If a state’s system mistakenly places a non-citizen on the rolls, it reveals a weakness in administration. If that person then votes in a federal election, it reveals something else too: how much our system relies on attestations, recordkeeping, and after-the-fact enforcement rather than a single national gate that prevents every error upfront.

The Constitution does not promise that administration will be perfect. It does demand, through constitutional structure and federal law, that federal elections have enforceable eligibility rules. Citizenship is one of them.

Common questions

Can non-citizens vote in U.S. elections?

They cannot vote in federal elections. Some localities may allow voting in certain municipal elections, but those rules do not extend to President or Congress, and ballots that combine local and federal races are still federal contests.

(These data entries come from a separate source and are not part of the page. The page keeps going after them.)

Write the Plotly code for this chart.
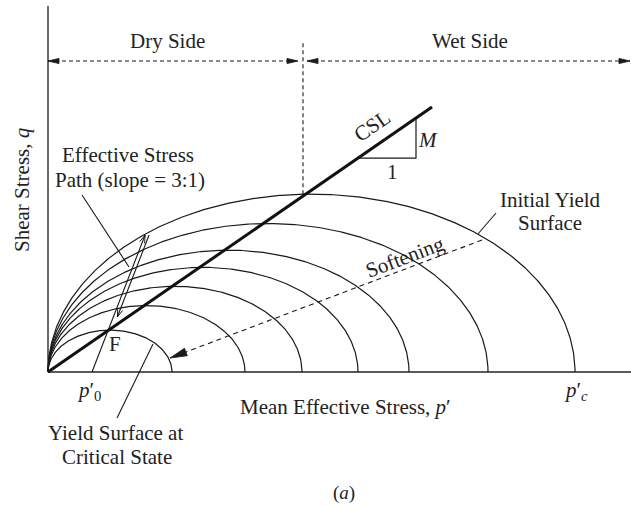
import numpy as np
import plotly.graph_objects as go

# ---------------- data (drawing units: p' and q share one scale) ----------------
pc_values = [124, 197, 254, 310, 361, 440, 527]   # p'c of successive yield surfaces
M_yield = 0.675                                   # ellipse aspect (Cam-clay M)
M_csl = 0.69                                      # slope of the critical state line
csl_p_end = 384                                   # CSL drawn up to this p'
tri_p = [310, 368]                                # slope triangle (run 1 : rise M)
p0 = 44                                           # p'0 on the axis
path_slope = 2.58                                 # stress path q/p ratio in drawing units
path_q_top = 137
path_q_return = 55
path_offset = 4
boundary_p = 255                                  # dry / wet boundary
side_q = 311                                      # level of the dry/wet arrows
axis_p_max = 583
axis_q_max = 366
dry_span = [0, 250]
wet_span = [259, 582]
soft_start = [434, 132]
soft_tip = [122, 14]

LINE = "#1a1a1a"
TXT = "#222222"
FONT = "Liberation Serif, Times New Roman, serif"

fig = go.Figure()


def add_line(xs, ys, width=1.2, color=LINE, dash=None, fill=None):
    fig.add_trace(go.Scatter(
        x=xs, y=ys, mode="lines",
        line=dict(width=width, color=color, dash=dash),
        fill=fill, fillcolor=color if fill else None,
        hoverinfo="skip", showlegend=False))


def head_points(tip, tail, length, half_w):
    tip = np.array(tip, float)
    tail = np.array(tail, float)
    u = (tip - tail) / np.linalg.norm(tip - tail)
    n = np.array([-u[1], u[0]])
    b1 = tip - length * u + half_w * n
    b2 = tip - length * u - half_w * n
    return b1, tip, b2


def filled_head(tip, tail, length=11, half_w=2.6, color=LINE):
    b1, t, b2 = head_points(tip, tail, length, half_w)
    add_line([b1[0], t[0], b2[0], b1[0]], [b1[1], t[1], b2[1], b1[1]],
             width=0.8, color=color, fill="toself")


def open_head(tip, tail, length=8, half_w=2.6):
    b1, t, b2 = head_points(tip, tail, length, half_w)
    add_line([b1[0], t[0], b2[0]], [b1[1], t[1], b2[1]], width=1.0)


def add_text(x, y, text, size=21, angle=0, xanchor="center"):
    fig.add_annotation(x=x, y=y, text=text, showarrow=False, textangle=angle,
                       xanchor=xanchor, yanchor="middle",
                       font=dict(family=FONT, size=size, color=TXT))


# axes
add_line([0, 0], [0, axis_q_max], width=1.6, color="#444444")
add_line([0, axis_p_max], [0, 0], width=2.2, color="#5a5a5a")

# yield surfaces
theta = np.linspace(0, np.pi, 400)
for pc in pc_values:
    p = pc / 2 * (1 - np.cos(theta))
    q = M_yield * pc / 2 * np.sin(theta)
    add_line(p, q, width=1.2)

# critical state line and slope triangle
add_line([0, csl_p_end], [0, M_csl * csl_p_end], width=3, color="#111111")
add_line([tri_p[0], tri_p[1], tri_p[1]],
         [M_csl * tri_p[0], M_csl * tri_p[0], M_csl * tri_p[1]], width=1.2)

# dry / wet boundary and arrows
pc_big = pc_values[-1]
q_boundary = M_yield * np.sqrt(boundary_p * (pc_big - boundary_p))
add_line([boundary_p, boundary_p], [q_boundary, 330], width=1.1, dash="4px,3px")
add_line(dry_span, [side_q, side_q], width=1.1, dash="4px,3px")
add_line(wet_span, [side_q, side_q], width=1.1, dash="4px,3px")
filled_head([dry_span[0], side_q], [dry_span[1], side_q])
filled_head([dry_span[1], side_q], [dry_span[0], side_q])
filled_head([wet_span[0], side_q], [wet_span[1], side_q])
filled_head([wet_span[1], side_q], [wet_span[0], side_q])

# softening arrow
add_line([soft_start[0], soft_tip[0]], [soft_start[1], soft_tip[1]], width=1.1, dash="5px,4px")
filled_head(soft_tip, soft_start, length=17, half_w=4)

# effective stress path (double line, up and back)
p_top = p0 + path_q_top / path_slope
add_line([p0, p_top], [0, path_q_top], width=1.1)
p_top2 = p_top + path_offset
p_ret = p0 + path_offset + path_q_return / path_slope
add_line([p_top2, p_ret], [path_q_top, path_q_return], width=1.1)
open_head([p_top, path_q_top], [p0, 0])
open_head([p_ret, path_q_return], [p_top2, path_q_top])

# leader lines
add_line([34, 81], [177, 105], width=1.1)
add_line([430, 448], [138, 159], width=1.1)
add_line([69, 105], [-46, 28], width=1.1)

# texts
add_text(119, 331, "Dry Side")
add_text(422, 331, "Wet Side")
add_text(324, 246, "CSL", angle=-34.6)
add_text(380, 232, "<i>M</i>")
add_text(344, 200, "1")
add_text(80, 217, "Effective Stress")
add_text(82, 192, "Path (slope = 3:1)")
add_text(502, 172, "Initial Yield")
add_text(502, 149, "Surface")
add_text(357, 115, "Softening", angle=-20.7)
add_text(67, 28, "F")
add_text(41, -19, "<i>p</i>′<sub>0</sub>")
add_text(528, -19, "<i>p</i>′<sub><i>c</i></sub>")
add_text(297, -35, "Mean Effective Stress, <i>p</i>′")
add_text(67, -61, "Yield Surface at")
add_text(69, -85, "Critical State")
add_text(-26, 182, "Shear Stress, <i>q</i>", angle=-90)
add_text(296, -121, "(<i>a</i>)", size=19)

fig.update_layout(
    width=631, height=506,
    margin=dict(l=0, r=0, t=0, b=0),
    paper_bgcolor="white", plot_bgcolor="white",
    xaxis=dict(visible=False, range=[-48, 583], fixedrange=True),
    yaxis=dict(visible=False, range=[-134, 372], fixedrange=True),
    showlegend=False,
)

fig.write_html("out.html")
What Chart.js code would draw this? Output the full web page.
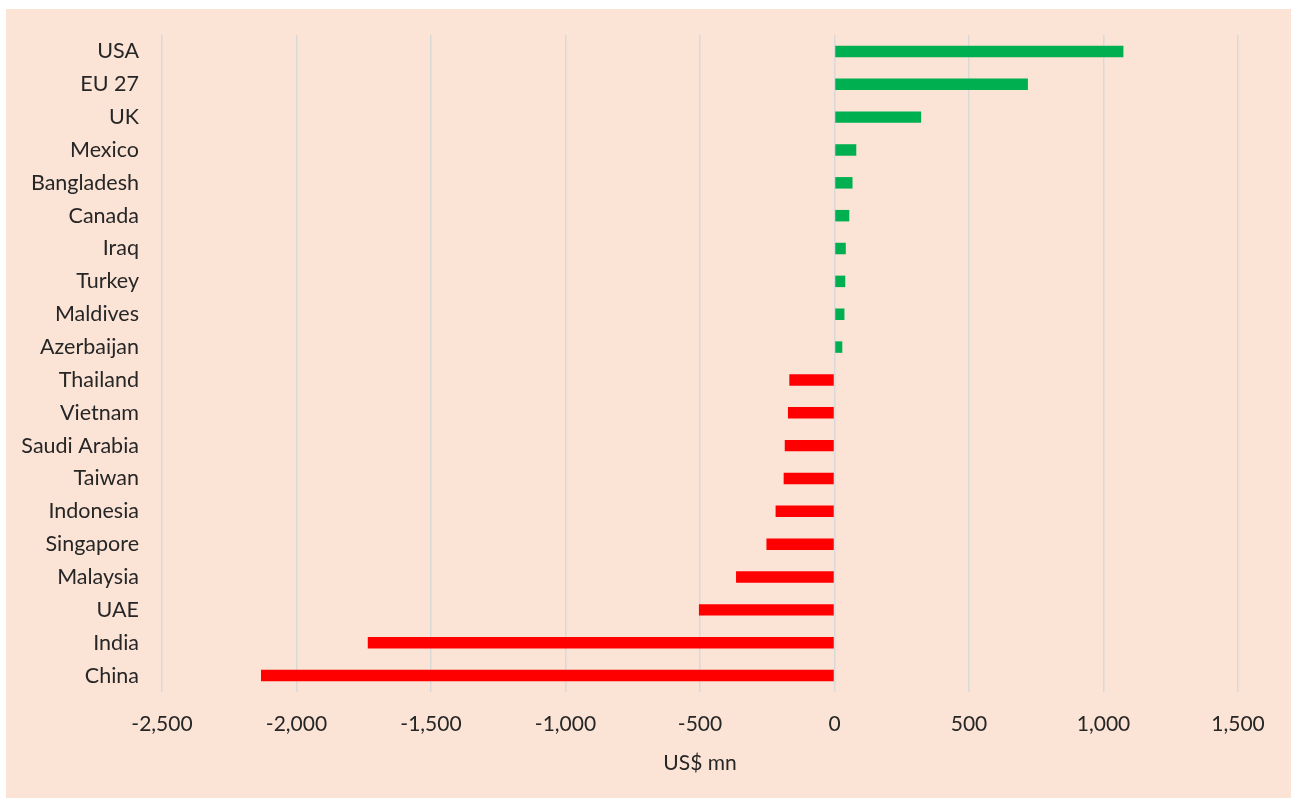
<!DOCTYPE html>
<html>
<head>
<meta charset="utf-8">
<script src="https://cdn.jsdelivr.net/npm/chart.js@4.4.8/dist/chart.umd.min.js"></script>
<style>
  html, body { margin: 0; padding: 0; background: #fff; }
  #wrap {
    position: absolute;
    left: 6px;
    top: 9px;
    width: 1285px;
    height: 789px;
    background: #fbe3d6;
  }
</style>
</head>
<body>
<div id="wrap"><canvas id="chart" width="1285" height="789"></canvas></div>
<script>
const countries = [
  "USA", "EU 27", "UK", "Mexico", "Bangladesh", "Canada", "Iraq", "Turkey",
  "Maldives", "Azerbaijan", "Thailand", "Vietnam", "Saudi Arabia", "Taiwan",
  "Indonesia", "Singapore", "Malaysia", "UAE", "India", "China"
];
const balance = [
  1074, 719, 322, 81, 67, 55, 42, 40, 37, 29,
  -168, -173, -185, -189, -219, -253, -366, -504, -1735, -2132
];
const xTicks = [-2500, -2000, -1500, -1000, -500, 0, 500, 1000, 1500];

const GREEN = "#00b050";
const RED = "#ff0000";
const GRID = "#d9d9d9";
const TEXT = "#262626";
const FONT = "Lato, 'Open Sans', sans-serif";

new Chart(document.getElementById("chart"), {
  type: "bar",
  data: {
    labels: countries,
    datasets: [
      {
        data: balance,
        backgroundColor: balance.map((v) => (v >= 0 ? GREEN : RED)),
        barPercentage: 0.35,
        categoryPercentage: 1,
      },
    ],
  },
  options: {
    indexAxis: "y",
    responsive: false,
    animation: false,
    layout: { padding: { top: 26, right: 53, left: 0, bottom: 0 } },
    plugins: {
      legend: { display: false },
      tooltip: { enabled: false },
    },
    scales: {
      x: {
        min: -2500,
        max: 1500,
        afterBuildTicks(scale) {
          scale.ticks = xTicks.map((v) => ({ value: v }));
        },
        afterFit(scale) {
          scale.height = 106;
        },
        grid: { color: GRID, lineWidth: 1.5, drawTicks: false },
        border: { display: false },
        ticks: {
          color: TEXT,
          padding: 20,
          font: { family: FONT, size: 21 },
          callback(v) {
            return Number(v).toLocaleString("en-US");
          },
        },
        title: {
          display: true,
          text: "US$ mn",
          color: TEXT,
          font: { family: FONT, size: 21 },
          padding: { top: 0, bottom: 22 },
        },
      },
      y: {
        afterFit(scale) {
          scale.width = 156;
          // category labels sit inside the rows, no extra room needed
          scale.paddingTop = 0;
          scale.paddingBottom = 0;
        },
        grid: { display: false, drawTicks: false },
        border: { display: false },
        ticks: {
          color: TEXT,
          padding: 23,
          autoSkip: false,
          font: { family: FONT, size: 21.5 },
        },
      },
    },
  },
});
</script>
</body>
</html>
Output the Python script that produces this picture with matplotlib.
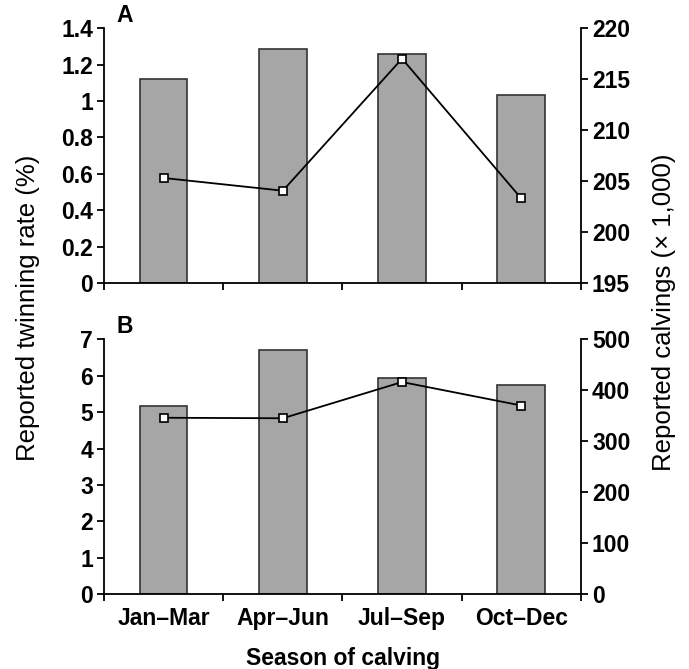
import matplotlib
matplotlib.use("Agg")
import matplotlib.pyplot as plt
import numpy as np

plt.rcParams['font.family'] = ['Liberation Sans', 'DejaVu Sans']

seasons = ['Jan\u2013Mar', 'Apr\u2013Jun', 'Jul\u2013Sep', 'Oct\u2013Dec']

# panel A
twin_a = [1.12, 1.285, 1.26, 1.035]
calv_a = [205.3, 204.05, 217.0, 203.3]

# panel B
twin_b = [5.17, 6.69, 5.93, 5.75]
calv_b = [346, 345, 416, 370]

x = np.arange(len(seasons))
FS = 16.5

fig = plt.figure(figsize=(6.89, 6.69), dpi=100)
ax_a = fig.add_axes([0.151, 0.577, 0.692, 0.381])
ax_b = fig.add_axes([0.151, 0.1117, 0.692, 0.3813])


def panel(ax, bars, line, ylim, yticks, ylim2, yticks2, letter, show_x):
    ax.bar(x, bars, width=0.4, color='#a6a6a6', edgecolor='#333333', linewidth=1.2, zorder=2)
    ax.set_xlim(-0.5, 3.5)
    ax.set_ylim(*ylim)
    ax.set_yticks(yticks)
    ax.set_yticklabels([f'{t:g}' for t in yticks])
    ax.set_xticks(np.arange(-0.5, 4.0, 1.0))
    ax.set_xticklabels([])
    ax.set_xticks(x, minor=True)
    ax.tick_params(axis='x', which='minor', length=0, pad=9)
    if show_x:
        ax.set_xticklabels(seasons, minor=True, fontsize=FS, fontweight='bold')
    ax.spines['top'].set_visible(False)
    ax.spines['right'].set_visible(False)
    for s in ['left', 'bottom']:
        ax.spines[s].set_linewidth(1.3)
    ax.tick_params(axis='both', which='major', direction='out', length=5, width=1.3,
                   labelsize=FS, pad=3)
    for lab in ax.get_yticklabels():
        lab.set_fontweight('bold')

    ax2 = ax.twinx()
    ax2.plot(x, line, color='black', linewidth=1.3, marker='s', markersize=6,
             markerfacecolor='white', markeredgecolor='black', markeredgewidth=1.2, zorder=3)
    ax2.set_ylim(*ylim2)
    ax2.set_yticks(yticks2)
    ax2.spines['top'].set_visible(False)
    ax2.spines['left'].set_visible(False)
    ax2.spines['bottom'].set_visible(False)
    ax2.spines['right'].set_linewidth(1.3)
    ax2.tick_params(axis='y', direction='out', length=5, width=1.3, labelsize=FS, pad=3)
    for lab in ax2.get_yticklabels():
        lab.set_fontweight('bold')

    ax.text(0.027, 1.005, letter, transform=ax.transAxes, fontsize=FS,
            fontweight='bold', va='bottom', ha='left')


panel(ax_a, twin_a, calv_a, (0, 1.4), [0, 0.2, 0.4, 0.6, 0.8, 1, 1.2, 1.4],
      (195, 220), [195, 200, 205, 210, 215, 220], 'A', False)
panel(ax_b, twin_b, calv_b, (0, 7), [0, 1, 2, 3, 4, 5, 6, 7],
      (0, 500), [0, 100, 200, 300, 400, 500], 'B', True)

fig.text(0.04, 0.54, 'Reported twinning rate (%)', rotation=90, fontsize=18.5,
         va='center', ha='center')
fig.text(0.964, 0.534, 'Reported calvings (\u00d7 1,000)', rotation=90, fontsize=18.5,
         va='center', ha='center')
fig.text(0.498, 0.016, 'Season of calving', fontsize=FS, fontweight='bold',
         va='center', ha='center')

fig.savefig('out.png', dpi=100)
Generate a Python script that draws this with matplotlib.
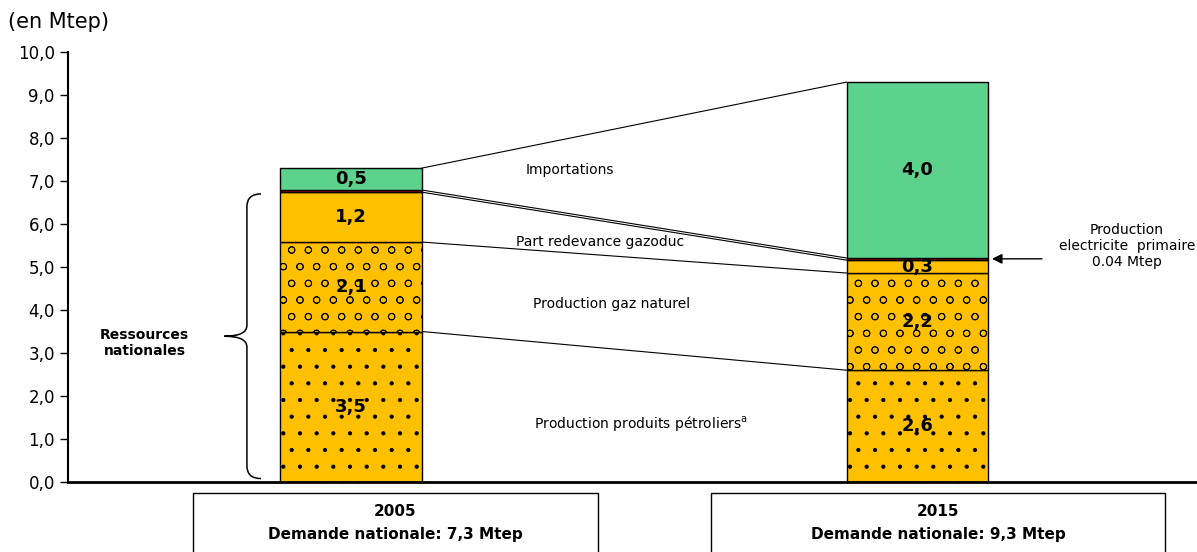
import matplotlib.pyplot as plt
from matplotlib.patches import Rectangle, PathPatch
from matplotlib.path import Path

# Données (en Mtep)
annees = ["2005", "2015"]
demande = ["7,3", "9,3"]
petrole = [3.5, 2.6]
gaz = [2.08, 2.26]
redevance = [1.16, 0.30]
electricite = [0.05, 0.05]
importations = [0.51, 4.09]
etiquettes_petrole = ["3,5", "2,6"]
etiquettes_gaz = ["2,1", "2,2"]
etiquettes_redevance = ["1,2", "0,3"]
etiquettes_import = ["0,5", "4,0"]
yticks = [0, 1, 2, 3, 4, 5, 6, 7, 8, 9, 10]

orange = "#FFC000"
vert = "#5CD28C"
rouge = "#B01010"

plt.rcParams["hatch.linewidth"] = 0.6

fig = plt.figure(figsize=(11.97, 5.52), dpi=100)
ax = fig.add_axes([0.0568, 0.1268, 0.9432, 0.779])

x = [0, 1]
w = 0.25
couches = [
    (petrole, orange, "."),
    (gaz, orange, "o"),
    (redevance, orange, None),
    (electricite, rouge, None),
    (importations, vert, None),
]
bas = [0.0, 0.0]
sommets = []
for vals, col, hatch in couches:
    ax.bar(x, vals, w, bottom=bas, color=col, edgecolor="black", linewidth=1,
           hatch=hatch, zorder=2)
    bas = [b + v for b, v in zip(bas, vals)]
    sommets.append(list(bas))

# étiquettes des segments
bas = [0.0, 0.0]
for vals, labs in [(petrole, etiquettes_petrole), (gaz, etiquettes_gaz),
                   (redevance, etiquettes_redevance)]:
    for i in range(2):
        ax.text(x[i], bas[i] + vals[i] / 2, labs[i], ha="center", va="center",
                fontsize=13, fontweight="bold", zorder=4)
    bas = [b + v for b, v in zip(bas, vals)]
bas = [b + e for b, e in zip(bas, electricite)]
for i in range(2):
    ax.text(x[i], bas[i] + importations[i] / 2, etiquettes_import[i],
            ha="center", va="center", fontsize=13, fontweight="bold", zorder=4)

# lignes de liaison
for s in sommets:
    ax.plot([x[0] + w / 2, x[1] - w / 2], [s[0], s[1]], color="black",
            linewidth=0.8, zorder=1)

ax.text(0.386, 7.26, "Importations", ha="center", va="center", fontsize=10)
ax.text(0.439, 5.58, "Part redevance gazoduc", ha="center", va="center", fontsize=10)
ax.text(0.46, 4.14, "Production gaz naturel", ha="center", va="center", fontsize=10)
ax.text(0.511, 1.37, "Production produits pétroliers$^{\\rm a}$", ha="center",
        va="center", fontsize=10)

ax.text(1.37, 5.49, "Production\nelectricite  primaire\n0.04 Mtep", ha="center",
        va="center", fontsize=10, linespacing=1.15)
ax.annotate("", xy=(x[1] + w / 2 + 0.002, sommets[3][1] - 0.02),
            xytext=(1.225, sommets[3][1] - 0.02),
            arrowprops=dict(arrowstyle="-|>", color="black", lw=1, mutation_scale=15))

# accolade
bx, tip, y0, y1 = -0.184, -0.224, 0.08, 6.7
ym = (y0 + y1) / 2
c = 0.025
verts = [(bx + c, y1), (bx, y1), (bx, y1 - 0.3),
         (bx, ym + 0.25), (bx, ym), (tip, ym),
         (bx, ym), (bx, ym - 0.25),
         (bx, y0 + 0.3), (bx, y0), (bx + c, y0)]
codes = [Path.MOVETO, Path.CURVE3, Path.CURVE3,
         Path.LINETO, Path.CURVE3, Path.CURVE3,
         Path.CURVE3, Path.CURVE3,
         Path.LINETO, Path.CURVE3, Path.CURVE3]
ax.add_patch(PathPatch(Path(verts, codes), fill=False, lw=1.1, clip_on=False))
ax.text(-0.365, 3.23, "Ressources\nnationales", ha="center", va="center",
        fontsize=10, fontweight="bold")

ax.set_xlim(-0.5, 1.494)
ax.set_ylim(0, 10)
ax.set_yticks(yticks)
ax.set_yticklabels([f"{v:.1f}".replace(".", ",") for v in yticks], fontsize=12)
ax.set_xticks([])
ax.tick_params(axis="y", direction="out", length=6, width=1)
ax.spines["top"].set_visible(False)
ax.spines["right"].set_visible(False)
ax.spines["left"].set_linewidth(1.5)
ax.spines["bottom"].set_linewidth(2)

fig.text(8 / 1197, 1 - 22 / 552, "(en Mtep)", ha="left", va="center", fontsize=15)

# boîtes des années
boites = [(193, 598), (711, 1165)]
for (gx, dx), an, dm in zip(boites, annees, demande):
    fig.patches.append(Rectangle((gx / 1197, -0.05), (dx - gx) / 1197,
                                 (552 - 493) / 552 + 0.05, transform=fig.transFigure,
                                 fill=False, edgecolor="black", lw=1))
    cx = (gx + dx) / 2 / 1197
    fig.text(cx, 1 - 512 / 552, an, ha="center", va="center", fontsize=11,
             fontweight="bold")
    fig.text(cx, 1 - 535 / 552, f"Demande nationale: {dm} Mtep", ha="center",
             va="center", fontsize=11, fontweight="bold")

fig.savefig("out.png", dpi=100)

What is the penalty for illegal voting in federal elections?

It can include federal prosecution under statutes such as 18 U.S.C. § 611 and related false-statement laws, plus possible state charges. For non-citizens, there may also be serious immigration consequences. The exact exposure depends on the facts, including what the person signed and whether the government alleges knowing conduct.

Does automatic voter registration check citizenship?

Modern systems are designed to register only eligible voters, but they depend on agency records and workflow design, which varies by state. Errors can occur if citizenship status is mis-recorded, not properly flagged, or not clearly confirmed during the transaction.

Who can register to vote in New Jersey?

New Jersey requires registrants to meet eligibility conditions that include U.S. citizenship for federal elections. As in other states, the key legal point is that state registration systems must align with federal eligibility rules when federal offices are on the ballot.

What to watch next

Cases like the New Jersey guilty plea tend to produce two competing reactions: one side treats the story as proof the system is broken, the other treats it as proof the system worked because the conduct was detected and prosecuted.

The constitutional reality is less satisfying and more useful: both can be true. Administration can fail at the registration stage, and enforcement can still punish illegal voting after the fact. The question for voters and lawmakers is where to place the emphasis, and what tradeoffs they are willing to accept between access, accuracy, and oversight.